[DATASET EXTRACT start]
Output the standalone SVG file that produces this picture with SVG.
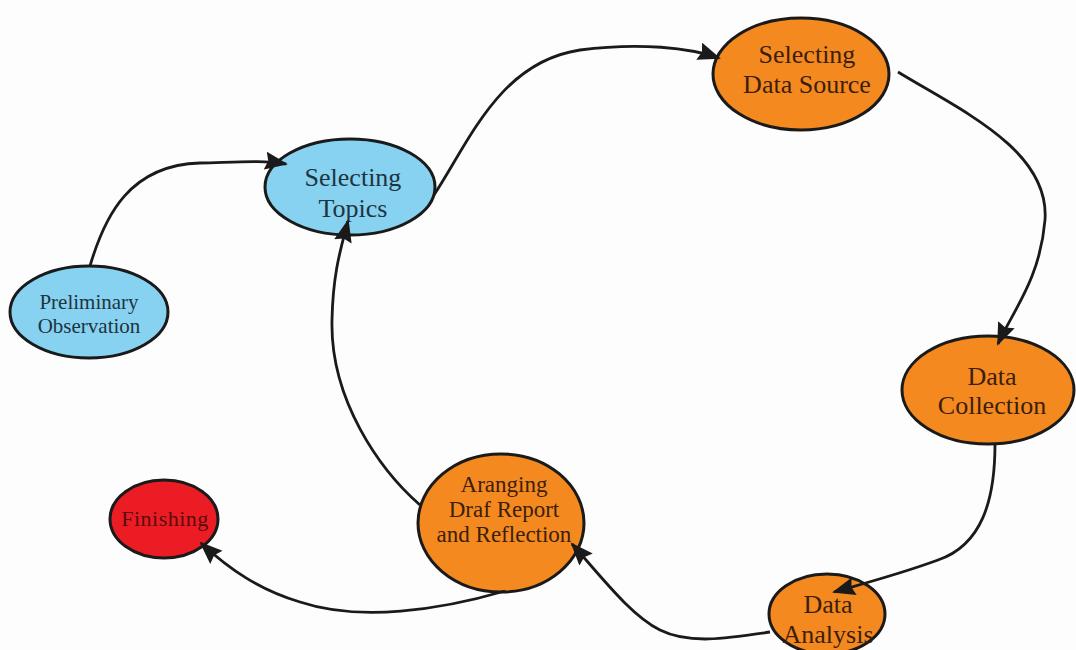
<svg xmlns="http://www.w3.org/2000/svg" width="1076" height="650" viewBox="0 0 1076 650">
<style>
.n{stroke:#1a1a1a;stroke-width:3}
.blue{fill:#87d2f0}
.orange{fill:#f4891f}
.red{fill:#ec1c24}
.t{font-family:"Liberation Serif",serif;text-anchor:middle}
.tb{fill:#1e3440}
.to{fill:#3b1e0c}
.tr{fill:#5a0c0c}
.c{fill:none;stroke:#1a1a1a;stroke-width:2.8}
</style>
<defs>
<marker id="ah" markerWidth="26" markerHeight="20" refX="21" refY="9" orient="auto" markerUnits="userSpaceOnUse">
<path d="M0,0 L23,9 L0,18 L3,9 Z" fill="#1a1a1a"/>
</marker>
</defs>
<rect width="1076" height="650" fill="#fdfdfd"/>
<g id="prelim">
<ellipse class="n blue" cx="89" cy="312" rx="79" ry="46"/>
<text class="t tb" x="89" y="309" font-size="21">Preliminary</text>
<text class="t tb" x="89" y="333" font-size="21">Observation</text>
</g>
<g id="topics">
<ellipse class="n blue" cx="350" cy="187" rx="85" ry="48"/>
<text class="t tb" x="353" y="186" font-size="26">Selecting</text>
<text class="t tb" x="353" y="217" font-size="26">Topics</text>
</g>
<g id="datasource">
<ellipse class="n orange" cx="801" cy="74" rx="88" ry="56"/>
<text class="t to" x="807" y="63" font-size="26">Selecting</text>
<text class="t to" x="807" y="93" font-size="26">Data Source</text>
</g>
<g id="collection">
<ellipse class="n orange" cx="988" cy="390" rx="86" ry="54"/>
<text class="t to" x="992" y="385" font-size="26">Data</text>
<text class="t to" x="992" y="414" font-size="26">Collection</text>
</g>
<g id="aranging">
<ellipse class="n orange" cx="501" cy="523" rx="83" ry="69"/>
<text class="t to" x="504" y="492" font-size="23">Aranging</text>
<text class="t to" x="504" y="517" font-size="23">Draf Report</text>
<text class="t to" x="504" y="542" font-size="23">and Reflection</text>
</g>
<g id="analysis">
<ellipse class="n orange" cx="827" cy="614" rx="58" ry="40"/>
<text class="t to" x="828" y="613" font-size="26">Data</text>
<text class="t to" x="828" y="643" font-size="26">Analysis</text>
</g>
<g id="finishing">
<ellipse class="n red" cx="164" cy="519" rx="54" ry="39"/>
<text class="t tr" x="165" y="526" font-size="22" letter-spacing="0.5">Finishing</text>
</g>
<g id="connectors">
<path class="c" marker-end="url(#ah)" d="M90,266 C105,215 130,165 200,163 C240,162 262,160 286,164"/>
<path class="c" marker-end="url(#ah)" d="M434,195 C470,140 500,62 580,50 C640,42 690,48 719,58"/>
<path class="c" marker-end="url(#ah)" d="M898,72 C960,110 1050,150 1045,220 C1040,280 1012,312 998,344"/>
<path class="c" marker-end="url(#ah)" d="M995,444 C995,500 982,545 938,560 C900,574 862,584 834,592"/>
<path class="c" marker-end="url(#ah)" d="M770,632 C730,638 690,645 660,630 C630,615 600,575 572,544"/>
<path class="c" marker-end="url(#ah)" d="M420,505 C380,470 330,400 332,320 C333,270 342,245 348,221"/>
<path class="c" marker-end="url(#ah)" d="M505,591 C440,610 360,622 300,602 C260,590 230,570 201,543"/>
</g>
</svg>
[DATASET EXTRACT end]
*WRITTEN REQUEST:*
Each line of the data is to be duplicated exactly; pictures stay out of the copy.

*FINAL ANSWER:*
Output the standalone SVG file that produces this picture with SVG.
<svg xmlns="http://www.w3.org/2000/svg" width="1076" height="650" viewBox="0 0 1076 650">
<style>
.n{stroke:#1a1a1a;stroke-width:3}
.blue{fill:#87d2f0}
.orange{fill:#f4891f}
.red{fill:#ec1c24}
.t{font-family:"Liberation Serif",serif;text-anchor:middle}
.tb{fill:#1e3440}
.to{fill:#3b1e0c}
.tr{fill:#5a0c0c}
.c{fill:none;stroke:#1a1a1a;stroke-width:2.8}
</style>
<defs>
<marker id="ah" markerWidth="26" markerHeight="20" refX="21" refY="9" orient="auto" markerUnits="userSpaceOnUse">
<path d="M0,0 L23,9 L0,18 L3,9 Z" fill="#1a1a1a"/>
</marker>
</defs>
<rect width="1076" height="650" fill="#fdfdfd"/>
<g id="prelim">
<ellipse class="n blue" cx="89" cy="312" rx="79" ry="46"/>
<text class="t tb" x="89" y="309" font-size="21">Preliminary</text>
<text class="t tb" x="89" y="333" font-size="21">Observation</text>
</g>
<g id="topics">
<ellipse class="n blue" cx="350" cy="187" rx="85" ry="48"/>
<text class="t tb" x="353" y="186" font-size="26">Selecting</text>
<text class="t tb" x="353" y="217" font-size="26">Topics</text>
</g>
<g id="datasource">
<ellipse class="n orange" cx="801" cy="74" rx="88" ry="56"/>
<text class="t to" x="807" y="63" font-size="26">Selecting</text>
<text class="t to" x="807" y="93" font-size="26">Data Source</text>
</g>
<g id="collection">
<ellipse class="n orange" cx="988" cy="390" rx="86" ry="54"/>
<text class="t to" x="992" y="385" font-size="26">Data</text>
<text class="t to" x="992" y="414" font-size="26">Collection</text>
</g>
<g id="aranging">
<ellipse class="n orange" cx="501" cy="523" rx="83" ry="69"/>
<text class="t to" x="504" y="492" font-size="23">Aranging</text>
<text class="t to" x="504" y="517" font-size="23">Draf Report</text>
<text class="t to" x="504" y="542" font-size="23">and Reflection</text>
</g>
<g id="analysis">
<ellipse class="n orange" cx="827" cy="614" rx="58" ry="40"/>
<text class="t to" x="828" y="613" font-size="26">Data</text>
<text class="t to" x="828" y="643" font-size="26">Analysis</text>
</g>
<g id="finishing">
<ellipse class="n red" cx="164" cy="519" rx="54" ry="39"/>
<text class="t tr" x="165" y="526" font-size="22" letter-spacing="0.5">Finishing</text>
</g>
<g id="connectors">
<path class="c" marker-end="url(#ah)" d="M90,266 C105,215 130,165 200,163 C240,162 262,160 286,164"/>
<path class="c" marker-end="url(#ah)" d="M434,195 C470,140 500,62 580,50 C640,42 690,48 719,58"/>
<path class="c" marker-end="url(#ah)" d="M898,72 C960,110 1050,150 1045,220 C1040,280 1012,312 998,344"/>
<path class="c" marker-end="url(#ah)" d="M995,444 C995,500 982,545 938,560 C900,574 862,584 834,592"/>
<path class="c" marker-end="url(#ah)" d="M770,632 C730,638 690,645 660,630 C630,615 600,575 572,544"/>
<path class="c" marker-end="url(#ah)" d="M420,505 C380,470 330,400 332,320 C333,270 342,245 348,221"/>
<path class="c" marker-end="url(#ah)" d="M505,591 C440,610 360,622 300,602 C260,590 230,570 201,543"/>
</g>
</svg>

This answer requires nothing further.